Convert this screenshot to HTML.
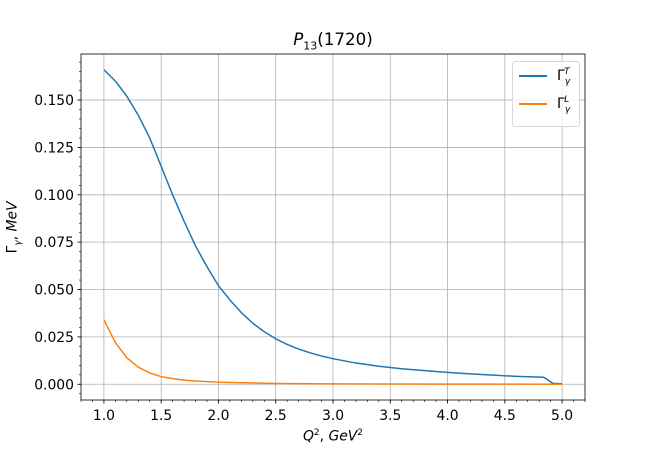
<!DOCTYPE html>
<html><head><meta charset="utf-8"><style>body{margin:0;background:#fff}svg text{font-family:"DejaVu Sans","Liberation Sans",sans-serif;fill:#000}</style></head>
<body>
<svg id="c" width="650" height="450" xmlns="http://www.w3.org/2000/svg"></svg>
<script>
const xT=[1.0,1.1,1.2,1.3,1.4,1.5,1.6,1.7,1.8,1.9,2.0,2.1,2.2,2.3,2.4,2.5,2.6,2.7,2.8,2.9,3.0,3.2,3.4,3.6,3.8,4.0,4.2,4.4,4.6,4.84,4.92,5.0];
const gammaT=[0.166,0.160,0.152,0.142,0.130,0.115,0.100,0.086,0.073,0.062,0.052,0.0445,0.0378,0.0322,0.0277,0.0240,0.0210,0.0186,0.0166,0.0149,0.0135,0.0112,0.0095,0.0082,0.0072,0.0063,0.0055,0.0048,0.0042,0.0037,0.0005,0.0003];
const xL=[1.0,1.1,1.2,1.3,1.4,1.5,1.6,1.7,1.8,2.0,2.5,3.0,4.0,5.0];
const gammaL=[0.034,0.022,0.014,0.009,0.006,0.004,0.003,0.0022,0.0017,0.0011,0.0004,0.0002,0.0001,0];
const xTicks=["1.0","1.5","2.0","2.5","3.0","3.5","4.0","4.5","5.0"];
const yTicks=["0.000","0.025","0.050","0.075","0.100","0.125","0.150"];
const L=81,R=585,T=54,B=400,x0=0.8,x1=5.2,y0=-0.0083,y1=0.1743;
const sx=v=>L+(v-x0)/(x1-x0)*(R-L), sy=v=>B-(v-y0)/(y1-y0)*(B-T);
const svg=document.getElementById('c');const NS='http://www.w3.org/2000/svg';
function mk(t,a,p){const e=document.createElementNS(NS,t);for(const k in a)e.setAttribute(k,a[k]);(p||svg).appendChild(e);return e;}
const grid=mk('g',{});


xTicks.forEach(s=>{const x=sx(+s);
mk('line',{x1:x,x2:x,y1:T,y2:B,stroke:'#b0b0b0','stroke-width':0.8},grid);
mk('line',{x1:x,x2:x,y1:B,y2:B+3.5,stroke:'#000','stroke-width':0.8});
const t=mk('text',{x:x,y:B+20,'text-anchor':'middle','font-size':13.9});t.textContent=s;

});
for(let v=0.8;v<=5.2001;v+=0.1){const x=sx(v);mk('line',{x1:x,x2:x,y1:B,y2:B+2,stroke:'#000','stroke-width':0.6});}
yTicks.forEach(s=>{const y=sy(+s);
mk('line',{x1:L,x2:R,y1:y,y2:y,stroke:'#b0b0b0','stroke-width':0.8},grid);
mk('line',{x1:L-3.5,x2:L,y1:y,y2:y,stroke:'#000','stroke-width':0.8});
const t=mk('text',{x:L-7,y:y+5,'text-anchor':'end','font-size':13.9});t.textContent=s;

});
for(let v=-0.005;v<=0.1743;v+=0.005){const y=sy(v);mk('line',{x1:L-2,x2:L,y1:y,y2:y,stroke:'#000','stroke-width':0.6});}
function line(xs,ys,c,n){const p=mk('polyline',{points:xs.map((x,i)=>sx(x)+','+sy(ys[i])).join(' '),fill:'none',stroke:c,'stroke-width':1.5,'stroke-linejoin':'round'});

}
line(xT,gammaT,'#1f77b4','series-gamma-t');
line(xL,gammaL,'#ff7f0e','series-gamma-l');
const fr=mk('rect',{x:L,y:T,width:R-L,height:B-T,fill:'none',stroke:'#000','stroke-width':0.8});


</script>
<div style="position:absolute;left:0;top:0;width:650px;height:450px;font-family:'DejaVu Sans','Liberation Sans',sans-serif;pointer-events:none">
<div style="position:absolute;left:81px;width:504px;top:29px;text-align:center;font-size:16.7px;white-space:nowrap"><i>P</i><sub style="font-size:11px">13</sub>(1720)</div>
<div style="position:absolute;left:81px;width:504px;top:428px;text-align:center;font-size:13.9px;white-space:nowrap"><i>Q</i><sup style="font-size:9px">2</sup>, <i>GeV</i><sup style="font-size:9px">2</sup></div>
<div style="position:absolute;left:-36px;top:218px;width:100px;text-align:center;font-size:13.9px;white-space:nowrap;transform:rotate(-90deg)">Γ<sub style="font-size:9px"><i>γ</i></sub>, <i>MeV</i></div>
<div style="position:absolute;left:512px;top:61px;width:66px;height:64px;border:1px solid #d8d8d8;border-radius:3px;background:rgba(255,255,255,0.8)">
<div style="position:absolute;left:6px;top:5px;font-size:13.9px;white-space:nowrap"><span style="display:inline-block;width:28px;height:2px;background:#1f77b4;vertical-align:middle"></span><span style="margin-left:10px">Γ<sub style="font-size:9px"><i>γ</i></sub><sup style="font-size:9px;margin-left:-6px"><i>T</i></sup></span></div>
<div style="position:absolute;left:6px;top:33px;font-size:13.9px;white-space:nowrap"><span style="display:inline-block;width:28px;height:2px;background:#ff7f0e;vertical-align:middle"></span><span style="margin-left:10px">Γ<sub style="font-size:9px"><i>γ</i></sub><sup style="font-size:9px;margin-left:-6px"><i>L</i></sup></span></div>
</div>
</div>
</body></html>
______
* [Exercise directions] Copy the listing over exactly, skipping the pictures it holds.

* [Output of the task]
Convert this screenshot to HTML.
<!DOCTYPE html>
<html><head><meta charset="utf-8"><style>body{margin:0;background:#fff}svg text{font-family:"DejaVu Sans","Liberation Sans",sans-serif;fill:#000}</style></head>
<body>
<svg id="c" width="650" height="450" xmlns="http://www.w3.org/2000/svg"></svg>
<script>
const xT=[1.0,1.1,1.2,1.3,1.4,1.5,1.6,1.7,1.8,1.9,2.0,2.1,2.2,2.3,2.4,2.5,2.6,2.7,2.8,2.9,3.0,3.2,3.4,3.6,3.8,4.0,4.2,4.4,4.6,4.84,4.92,5.0];
const gammaT=[0.166,0.160,0.152,0.142,0.130,0.115,0.100,0.086,0.073,0.062,0.052,0.0445,0.0378,0.0322,0.0277,0.0240,0.0210,0.0186,0.0166,0.0149,0.0135,0.0112,0.0095,0.0082,0.0072,0.0063,0.0055,0.0048,0.0042,0.0037,0.0005,0.0003];
const xL=[1.0,1.1,1.2,1.3,1.4,1.5,1.6,1.7,1.8,2.0,2.5,3.0,4.0,5.0];
const gammaL=[0.034,0.022,0.014,0.009,0.006,0.004,0.003,0.0022,0.0017,0.0011,0.0004,0.0002,0.0001,0];
const xTicks=["1.0","1.5","2.0","2.5","3.0","3.5","4.0","4.5","5.0"];
const yTicks=["0.000","0.025","0.050","0.075","0.100","0.125","0.150"];
const L=81,R=585,T=54,B=400,x0=0.8,x1=5.2,y0=-0.0083,y1=0.1743;
const sx=v=>L+(v-x0)/(x1-x0)*(R-L), sy=v=>B-(v-y0)/(y1-y0)*(B-T);
const svg=document.getElementById('c');const NS='http://www.w3.org/2000/svg';
function mk(t,a,p){const e=document.createElementNS(NS,t);for(const k in a)e.setAttribute(k,a[k]);(p||svg).appendChild(e);return e;}
const grid=mk('g',{});


xTicks.forEach(s=>{const x=sx(+s);
mk('line',{x1:x,x2:x,y1:T,y2:B,stroke:'#b0b0b0','stroke-width':0.8},grid);
mk('line',{x1:x,x2:x,y1:B,y2:B+3.5,stroke:'#000','stroke-width':0.8});
const t=mk('text',{x:x,y:B+20,'text-anchor':'middle','font-size':13.9});t.textContent=s;

});
for(let v=0.8;v<=5.2001;v+=0.1){const x=sx(v);mk('line',{x1:x,x2:x,y1:B,y2:B+2,stroke:'#000','stroke-width':0.6});}
yTicks.forEach(s=>{const y=sy(+s);
mk('line',{x1:L,x2:R,y1:y,y2:y,stroke:'#b0b0b0','stroke-width':0.8},grid);
mk('line',{x1:L-3.5,x2:L,y1:y,y2:y,stroke:'#000','stroke-width':0.8});
const t=mk('text',{x:L-7,y:y+5,'text-anchor':'end','font-size':13.9});t.textContent=s;

});
for(let v=-0.005;v<=0.1743;v+=0.005){const y=sy(v);mk('line',{x1:L-2,x2:L,y1:y,y2:y,stroke:'#000','stroke-width':0.6});}
function line(xs,ys,c,n){const p=mk('polyline',{points:xs.map((x,i)=>sx(x)+','+sy(ys[i])).join(' '),fill:'none',stroke:c,'stroke-width':1.5,'stroke-linejoin':'round'});

}
line(xT,gammaT,'#1f77b4','series-gamma-t');
line(xL,gammaL,'#ff7f0e','series-gamma-l');
const fr=mk('rect',{x:L,y:T,width:R-L,height:B-T,fill:'none',stroke:'#000','stroke-width':0.8});


</script>
<div style="position:absolute;left:0;top:0;width:650px;height:450px;font-family:'DejaVu Sans','Liberation Sans',sans-serif;pointer-events:none">
<div style="position:absolute;left:81px;width:504px;top:29px;text-align:center;font-size:16.7px;white-space:nowrap"><i>P</i><sub style="font-size:11px">13</sub>(1720)</div>
<div style="position:absolute;left:81px;width:504px;top:428px;text-align:center;font-size:13.9px;white-space:nowrap"><i>Q</i><sup style="font-size:9px">2</sup>, <i>GeV</i><sup style="font-size:9px">2</sup></div>
<div style="position:absolute;left:-36px;top:218px;width:100px;text-align:center;font-size:13.9px;white-space:nowrap;transform:rotate(-90deg)">Γ<sub style="font-size:9px"><i>γ</i></sub>, <i>MeV</i></div>
<div style="position:absolute;left:512px;top:61px;width:66px;height:64px;border:1px solid #d8d8d8;border-radius:3px;background:rgba(255,255,255,0.8)">
<div style="position:absolute;left:6px;top:5px;font-size:13.9px;white-space:nowrap"><span style="display:inline-block;width:28px;height:2px;background:#1f77b4;vertical-align:middle"></span><span style="margin-left:10px">Γ<sub style="font-size:9px"><i>γ</i></sub><sup style="font-size:9px;margin-left:-6px"><i>T</i></sup></span></div>
<div style="position:absolute;left:6px;top:33px;font-size:13.9px;white-space:nowrap"><span style="display:inline-block;width:28px;height:2px;background:#ff7f0e;vertical-align:middle"></span><span style="margin-left:10px">Γ<sub style="font-size:9px"><i>γ</i></sub><sup style="font-size:9px;margin-left:-6px"><i>L</i></sup></span></div>
</div>
</div>
</body></html>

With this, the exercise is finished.